Sonya Thomas lcsw

Viewpoint Diversity – Part 1

I am confident that I am not alone in the stuggle to make sense of what has been going on in our county over the past 18 -24 months, begining with the 2016 campaign season, though the election and continuing on today.  Clients come to therapy discussing their anxieites over the state of the union.  Families are divided.  Incivility abounds on social media.  We choose our own echo chambers and rarely leave them.  Our righteous indignation feels deserved and we bristle when challenged to see things from any other angle besides our own.  For all of the above reasons and more, I have devoted the past year to the persuit of viewpoint diveristy, delving deeply into the concept and it’s ancillary threads.  I hope that this series will serve as an invitation to you to explore this concept and in so doing, perhaps gain a deeper understanding of not only yourself, but also others on the opposite end of the ideologiccal speactrum.

To start this journy, I participated in a 5 module immersion experience using the open mind app.  Open Mind is an interactive platform designed to depolarize communities and foster mutual understanding across differences.  Over the next several posts in this series, I will share the major takeaways from each module.
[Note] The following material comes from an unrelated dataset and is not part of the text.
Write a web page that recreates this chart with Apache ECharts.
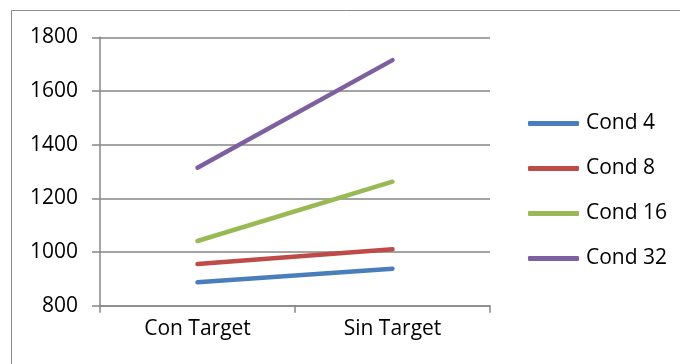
<!DOCTYPE html>
<html>
<head>
<meta charset="utf-8">
<script src="https://cdn.jsdelivr.net/npm/echarts@6/dist/echarts.min.js"></script>
<style>
    html, body { margin: 0; padding: 0; background: #fff; }
    #divChart { width: 680px; height: 364px; }
</style>
</head>
<body>
<div id="divChart"></div>
<script>
// data
var categories = ['Con Target', 'Sin Target'];
var seriesNames = ['Cond 4', 'Cond 8', 'Cond 16', 'Cond 32'];
var cond4 = [887, 938];
var cond8 = [955, 1010];
var cond16 = [1041, 1262];
var cond32 = [1314, 1715];
var seriesColors = ['#4A7EBB', '#BE4B48', '#98B954', '#7D60A0'];

var seriesData = [cond4, cond8, cond16, cond32];
var fontName = '"Open Sans", sans-serif';

var myChart = echarts.init(document.getElementById('divChart'));

var chartSeries = [];
for (var i = 0; i < seriesNames.length; i++) {
    chartSeries.push({
        name: seriesNames[i],
        type: 'line',
        showSymbol: false,
        symbol: 'none',
        data: seriesData[i],
        lineStyle: { width: 4.5, color: seriesColors[i], cap: 'round' },
        itemStyle: { color: seriesColors[i] }
    });
}

var option = {
    animation: false,
    backgroundColor: '#fff',
    graphic: [{
        type: 'rect',
        shape: { x: 11.5, y: 10.5, width: 700, height: 400 },
        style: { fill: 'none', stroke: '#8c8c8c', lineWidth: 1 }
    }],
    legend: {
        orient: 'vertical',
        left: 528,
        top: 113,
        padding: 0,
        itemWidth: 51,
        itemHeight: 5,
        itemGap: 24,
        icon: 'roundRect',
        data: seriesNames,
        textStyle: { fontFamily: fontName, fontSize: 21, lineHeight: 21, color: '#000', padding: [0, 0, 0, 2] }
    },
    grid: { left: 100, right: 190, top: 37.3, bottom: 58.3 },
    xAxis: {
        type: 'category',
        data: categories,
        boundaryGap: true,
        axisLine: { lineStyle: { color: '#868686', width: 1.5 } },
        axisTick: { show: true, length: 7, alignWithLabel: false, lineStyle: { color: '#868686', width: 1.5 } },
        axisLabel: { fontFamily: fontName, fontSize: 21, color: '#000', margin: 13 },
        splitLine: { show: false }
    },
    yAxis: {
        type: 'value',
        min: 800,
        max: 1800,
        interval: 200,
        axisLine: { show: true, lineStyle: { color: '#868686', width: 1.5 } },
        axisTick: { show: true, length: 8, lineStyle: { color: '#868686', width: 1.5 } },
        axisLabel: {
            fontFamily: fontName, fontSize: 21, color: '#000', margin: 22,
            formatter: function(v) { return String(v); }
        },
        splitLine: { show: true, lineStyle: { color: '#868686', width: 1.5 } }
    },
    series: chartSeries
};

myChart.setOption(option);
</script>
</body>
</html>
Here’s a summary of what I learned in Step 1:

  • There are two types of learning that complement one another: assimilation is when we encounter new information that we are able to fit it into our pre-existing mental structures, and accommodation is when we encounter new information that doesn’t fit. It takes extra effort (and sometimes discomfort) to accommodate new information by changing our existing mental structures.
  • Viewpoint diversity helps you get closer to the truth. In order to fully understand an issue, you need to challenge your assumptions and consider it from multiple angles.
  • Viewpoint diversity will help you be more persuasive. By engaging with people with whom you disagree, you can understand where they’re coming from, and craft arguments that will more likely appeal to them.
  • Viewpoint diversity will open up opportunities for growth and learning. Realizing that your views and opinions have evolved over time is a sure sign of intellectual development.
  • Therefore, it’s ideal to talk to both people with whom you agree and disagree, and try to learn from them why they believe what they believe.